From Solidarity 3/21, 11 January 2003
By John Chamberlin
There were three of Roy Jenkins, at least. The first Roy Jenkins was the son of a South Wales mining union official who moved out of his class up a ladder of labour movement positions.
Jenkins senior became an MP, and then Parliamentary Private Secretary to Prime Minister Clement Attlee. Roy, his son, went to Oxford and became a fully paid-up bourgeois.
The second Roy Jenkins was the reforming Home Secretary of the mid 1960s. That Jenkins facilitated Private Member's Bills that revolutionised the law on homosexuality and abortion.
The legalisation of abortion meant for many thousands of women a step out of the horrible choice between an unwanted pregnancy and an unsafe back street abortion.

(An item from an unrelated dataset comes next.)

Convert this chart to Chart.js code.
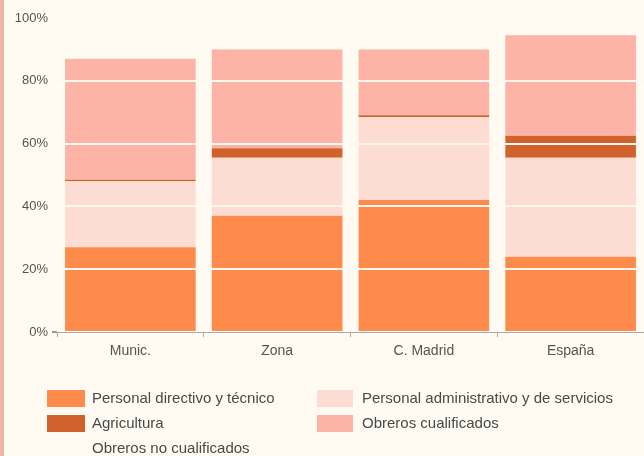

The treatment of male homosexuals before the 1967 Act was a shameful throwback to the dark ages. Much remained to do for gay liberation after 1967, but the removal of male homosexual activity from the list of things for which people would automatically be prosecuted and jailed was a giant step forward.
In the same period, such things as the savage traditional legal discrimination against bastards, "illegitimate" children, were abandoned.
The third Roy Jenkins was the smug labour-movement-based bourgeois academic and politician, convinced that capitalism was the best thing possible, and needed only a decent liberal reform here and there. To this Jenkins, the socialism to which the Labour Party nominally adhered, and which millions of workers took seriously, was a daydream. It should be formally banished out of the labour movement.
Jenkins became a member of the right-wing sect around Labour Party leader, Hugh Gaitskell. They controlled the Labour Party until Gaitskell's unexpected death in 1963. Harold Wilson, who had been part of the Bevanite left in the 1950s, then became leader.
Wilson paid lip service to the Party's best traditions. In government (1964-70 and 1974-76; Jim Callaghan succeeded him as Prime Minister, 1976-79) he acted according to its worst traditions, running capitalism as best he could, according to its own rules and needs.
Jenkins served in Government under Wilson. In 1977, impatient with the manoeuvres and chicanery which Wilson adopted to deal with a labour movement largely hostile to the European Union, he abandoned Westminster for Europe.
He came back to British politics at the end of that decade. Thatcher had won the June 1979 election; the Labour Party, reacting to the failures of the Labour government, was in turmoil, and the left was on the offensive. Jenkins now proclaimed the need for a political "realignment": essentially, the replacement of the trade union-based Labour Party by a new Liberal party.
Routed in the Labour Party, most survivors of the Gaitskell group followed Jenkins' lead. In 1981, 23 Labour MPs split from the Labour Party to form their own Social Democratic Party.
It was a great help to Thatcher, but it would be Parliamentary cretinism to explain Thatcher's ultimate victory over the labour movement in terms of that split.
The left that won the Labour party in the early 1980s was politically incoherent and organisationally chaotic. It lacked an organised base in the unions. Left wing leaders like Ken Livingston and David Blunkett sold out when they won power locally.
Above all, the worst slump for 50 years, bringing mass unemployment, undercut labour militancy.
Even so, the SDP did help Thatcher consolidate and win her second general election, in 1983. The ruling class was grateful to Jenkins and his friends. So was Prime Minister Blair, who justly regards Jenkins as a pioneer of the New Labour Party.
Roy Jenkins never gave socialists reason to think he was anything but an inveterate enemy. On that there was nothing unique or exceptional to Jenkins. His achievements as a liberalising Home Secretary were exceptional. He deserves to be remembered for that.